# Dish size for HD



## AVITWeb (Jan 3, 2007)

I am perfectly ok with the fact that I need another dish to get HD (I am in the northeast and need 61.5) My question is, what size should that one be? My guy tells me a 300, but do they even make that anymore?? and is it big enough to do the proper job?


----------



## Stewart Vernon (Jan 7, 2005)

My wing dish is a Dish300. I used to be pointed at 61.5 but recently repointed at 129 during an upgrade of things. For a single location, a Dish300 should be fine.

Some "old" Dish300s are probably repurposed this way for the wing dishes, but during my recent upgrade I actually got a new Dish300 to replace my old one because I had to get DishPro LNB upgrades also, and the new LNB wouldn't fit on my old arm so the installer just replaced the whole dish assembly.


----------



## garys (Nov 4, 2005)

A lot of installers use a Dish500 for 61.5. I had an old 300 and use it in NEPA (near NY border and get signals over 100. A bigger dish may get a higher signal, but either will do.


----------



## ssmith10pn (Jul 6, 2005)

Wineguard

http://www.winegard.com/home/46cm.htm

DS-4047 - D-Tube feed support 
(Dish Network ® Support)

You can also get a 60 cm dish or a 76cm one here:
http://www.winegard.com/home/products.htm


----------



## JM Anthony (Nov 16, 2003)

ssmith10pn said:


> Wineguard
> 
> http://www.winegard.com/home/46cm.htm
> 
> ...


I'm in Seattle and having problems getting a consistent signal on 61.5. Are all of the larger dishes from Wineguard compatible?? Anything special needed to replace my Dish 500 with one of those? Which would be the best choice???

Thanks.

John


----------



## ssmith10pn (Jul 6, 2005)

JM Anthony said:


> I'm in Seattle and having problems getting a consistent signal on 61.5. Are all of the larger dishes from Wineguard compatible?? Anything special needed to replace my Dish 500 with one of those? Which would be the best choice???
> 
> Thanks.
> 
> John


Any of the ones on the page I listed with "D" tube support.

D tube is what's required to hold the Dish Pro LNB.


----------



## harsh (Jun 15, 2003)

JM Anthony said:


> I'm in Seattle and having problems getting a consistent signal on 61.5. Are all of the larger dishes from Wineguard compatible?? Anything special needed to replace my Dish 500 with one of those? Which would be the best choice???

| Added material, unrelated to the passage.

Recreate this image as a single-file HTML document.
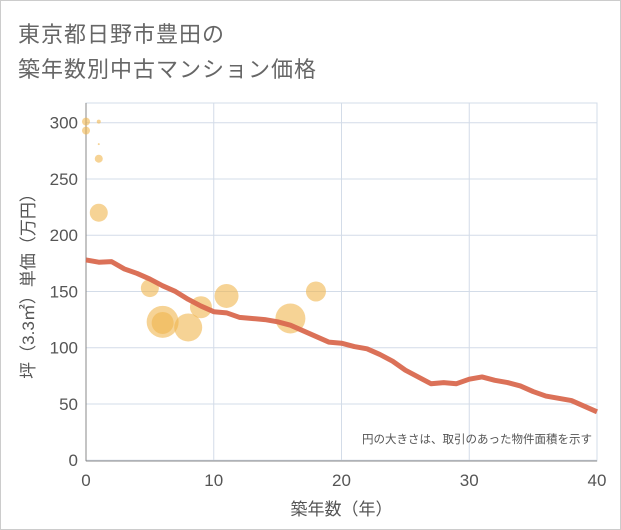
<!DOCTYPE html>
<html><head><meta charset="utf-8"><style>
body{margin:0;background:#fff;}
#wrap{position:relative;width:621px;height:530px;box-sizing:border-box;border:1px solid #ccc;background:#fff;font-family:"Liberation Sans","Noto Sans CJK JP",sans-serif;}
.t{position:absolute;left:17px;font-size:22px;color:#666;letter-spacing:1px;}
</style></head><body>
<div id="wrap">
<div class="t" style="top:16px">東京都日野市豊田の</div>
<div class="t" style="top:51px">築年数別中古マンション価格</div>
<svg id="c" width="621" height="530" style="position:absolute;left:-1px;top:-1px"></svg>
</div>
<script>
const lineX=[0,1,2,3,4,5,6,7,8,9,10,11,12,13,14,15,16,17,18,19,20,21,22,23,24,25,26,27,28,29,30,31,32,33,34,35,36,37,38,39,40];
const lineY=[178,176,176.5,170,166,161,155,150,143,137,132,131,127,126,125,123,120,115,110,105,104,101,99,94,88,80,74,68,69,68,72,74,71,69,66,61,57,55,53,48,43];
const bubX=[0,0,1,1,1,1,5,6,6,8,9,11,16,18];
const bubY=[301,293,301,281,268,220,153,123,122,118,136,146,126,150];
const bubR=[4,4,2,1,4,9,9,16,11,14,11,12,15,10];
const xTicks=[0,10,20,30,40];
const yTicks=[0,50,100,150,200,250,300];
const NS='http://www.w3.org/2000/svg';
const svg=document.getElementById('c');
const L=86,R=597,T=103,B=461;
const xs=v=>L+(v/40)*(R-L);
const ys=v=>460.2-v*1.125;
function mk(tag,attrs,parent){const e=document.createElementNS(NS,tag);for(const k in attrs)e.setAttribute(k,attrs[k]);(parent||svg).appendChild(e);return e;}
yTicks.forEach(v=>{const g=mk('line',{x1:L,x2:R,y1:ys(v),y2:ys(v),stroke:'#d3dce8','stroke-width':1});


const t=mk('text',{x:L-8,y:ys(v)+6,'text-anchor':'end','font-size':17,fill:'#555','font-family':'Liberation Sans,sans-serif'});t.textContent=v;

});
xTicks.forEach(v=>{const g=mk('line',{x1:xs(v),x2:xs(v),y1:T,y2:B,stroke:'#d3dce8','stroke-width':1});


const t=mk('text',{x:xs(v),y:B+25,'text-anchor':'middle','font-size':17,fill:'#555','font-family':'Liberation Sans,sans-serif'});t.textContent=v;

});
const fr=mk('rect',{x:L,y:T,width:R-L,height:B-T,fill:'none',stroke:'#d3dce8'});


const ax=mk('line',{x1:L,x2:L,y1:T,y2:B,stroke:'#888'});


const ax2=mk('line',{x1:L,x2:R,y1:B,y2:B,stroke:'#888'});


bubX.forEach((x,i)=>{const c=mk('circle',{cx:xs(x),cy:ys(bubY[i]),r:bubR[i],fill:'#f0b54e','fill-opacity':0.6});

});
const p=mk('polyline',{points:lineX.map((x,i)=>xs(x)+','+ys(lineY[i])).join(' '),fill:'none',stroke:'#d9694f','stroke-width':5,'stroke-linejoin':'round','stroke-opacity':0.95});


const n=mk('text',{x:592,y:443,'text-anchor':'end','font-size':11.5,fill:'#555','font-family':'Liberation Sans,Noto Sans CJK JP,sans-serif'});n.textContent='円の大きさは、取引のあった物件面積を示す';


const xt=mk('text',{x:(L+R)/2,y:515,'text-anchor':'middle','font-size':17,fill:'#555','font-family':'Liberation Sans,Noto Sans CJK JP,sans-serif'});xt.textContent='築年数（年）';


const yt=mk('text',{x:0,y:0,'text-anchor':'middle','font-size':17,fill:'#555','font-family':'Liberation Sans,Noto Sans CJK JP,sans-serif',transform:'translate(34,'+((T+B)/2)+') rotate(-90)'});yt.textContent='坪（3.3㎡）単価（万円）';


</script>
</body></html>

Unless you need something that is on 61.5 that isn't on 129, you need the 24" single pointing at 129. There's just too much atmosphere between you and 61.5 for satisfactory year-round viewing.


----------



## archer75 (Oct 13, 2006)

No, you need the 129 sat and not the 61.5 sat. 

I am in the northwest and just had my install yesterday. I have 2 Dish 500's installed.


----------



## dave4100 (Jan 29, 2007)

I had my two Dish 500's installed about a month ago and I have access to 129,119, and 61.5. Is there anything else that I should be needing? I noticed some neighbors have three dishes on their homes. As far as I know, I'm getting all the HD that I subscribed to including my locals.


----------



## TulsaOK (Feb 24, 2004)

dave4100 said:


> I had my two Dish 500's installed about a month ago and I have access to 129,119, and 61.5. Is there anything else that I should be needing? I noticed some neighbors have three dishes on their homes. As far as I know, I'm getting all the HD that I subscribed to including my locals.


Are you not picking up 110? I think that's where the 9-day guide comes from.


----------



## rogerpl (Aug 16, 2006)

Just installed my Hd dish today. A 500 aimed at 61.5.


----------



## Mikey (Oct 26, 2004)

dave4100 said:


> I had my two Dish 500's installed about a month ago and I have access to 129,119, and 61.5. Is there anything else that I should be needing? I noticed some neighbors have three dishes on their homes. As far as I know, I'm getting all the HD that I subscribed to including my locals.


If you're getting ESPN-HD, you've got 110 also. If not, you need to get your installer back.


----------



## dave4100 (Jan 29, 2007)

TulsaOK said:


> Are you not picking up 110? I think that's where the 9-day guide comes from.


It might be 110. I'll have to double check and see what three that I'm getting. It might be 119. I didn't really pay that close attention. As far as a tv guide, one day is all I really care about. I don't even have the 622. I opted for the 211 instead. When I had comcrap, i had the 8300 and never recorded anything in over a year. I'm more of "the moment" kind of person rather than the past or future.


----------



## CABill (Mar 20, 2005)

The EEPG was on 110 for a long time, but moved to the 119 sat. If you look at http://ekb.dbstalk.com/110list.htm, you'll find channels on 110 that you may not be receiving with 129, 119, and 61.5. In addition to ESPN-HD, channel 9420 thru 9424 (ESPN) are all HD channels on 110º. Several other 94xx channels are also 110.


----------



## dave4100 (Jan 29, 2007)

I just checked, and I have 119,110, and 61.5. I guess that just about covers all the HD. If not, what is missing?


----------



## tnsprin (Mar 16, 2003)

dave4100 said:


> I just checked, and I have 119,110, and 61.5. I guess that just about covers all the HD. If not, what is missing?


HD Locals for your region (if you have any) and in the future HD RSN's. When and if you need them you can reaim your 61.5 dish to point at 129. All the national HD are on 61.5 and I think a couple channels (demo? ppv?) are only on 61.5.


----------



## dave4100 (Jan 29, 2007)

tnsprin said:


> HD Locals for your region (if you have any) and in the future HD RSN's. When and if you need them you can reaim your 61.5 dish to point at 129. All the national HD are on 61.5 and I think a couple channels (demo? ppv?) are only on 61.5.


You may be right about the RSN's, but I am getting all 4 major local networks in high def. I wouldn't have gotten the service if the locals weren't included in HD. Thats one of the specific points I made over and over to the sales rep, and they are indeed available.


----------